Żaden przepis prawa międzynarodowego nie pozwala na uchylanie konstytucyjnej ochrony praw dziecka do obywatelstwa polskiego, do pobytu w Polsce i do ochrony ze strony Rzeczypospolitej w Polsce i za granicą.
Wskazane przepisy wykluczały przysposobienie przysposobienie Michałka Wąsika, przez jego belgijskich porywaczy (porywaczami Michałka Wąsika są Lieven Boelaert i Barbara Wellens), którym przed porwaniem Michałka zarzucono dokonanie “zakupu” dziecka w Kazachstanie.
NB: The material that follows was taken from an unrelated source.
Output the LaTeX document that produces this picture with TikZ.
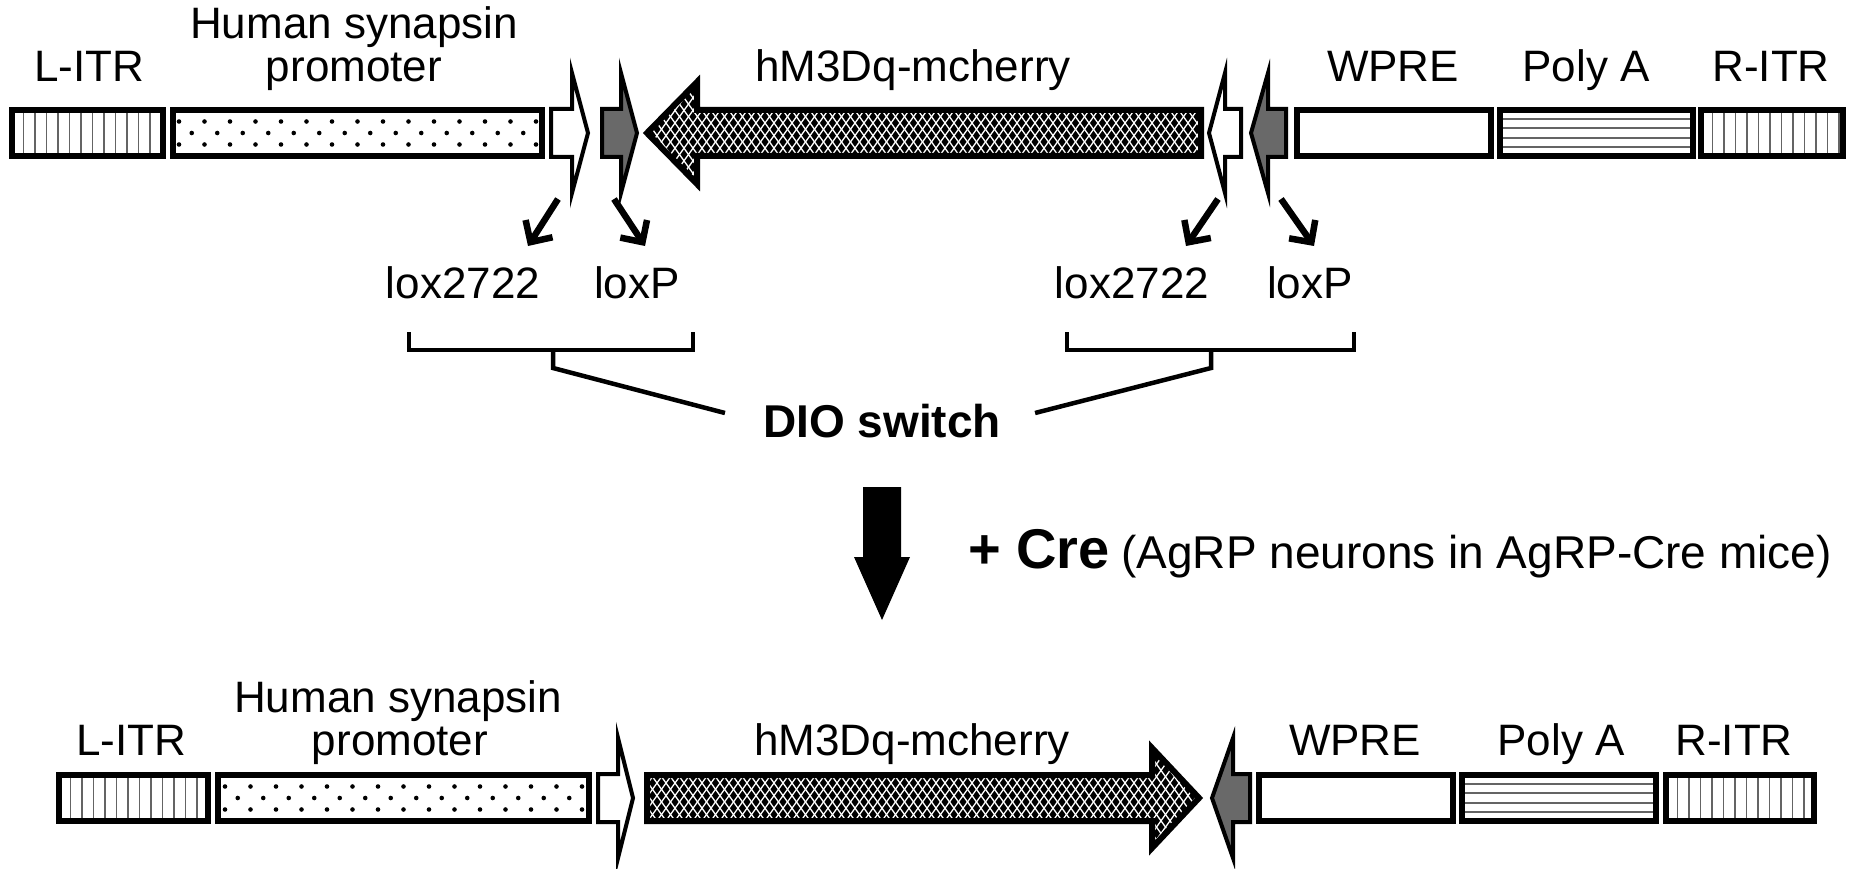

Ponieważ w ocenie Fundacji Wolne Społeczeństwo polscy sędziowie i urzędnicy są chronieni przez Prokuraturę mającą monopol na oskarżanie, co powoduje, że porywanie dzieci polskim rodzicom jest bezkarne, fundacja wniosła prywatny akt oskarżenia przeciwko sędziom: pani Jolancie Popik-Ognik, pani Beacie Gontarz, panu Bartoszowi Krotkiewiczowi, o pomocnictwo w naruszaniu nietykalności cielesnej Michała podczas porwania i przetrzymywania za granicą. Inne zarzuty w tej sprawie może podnieść tylko prokurator.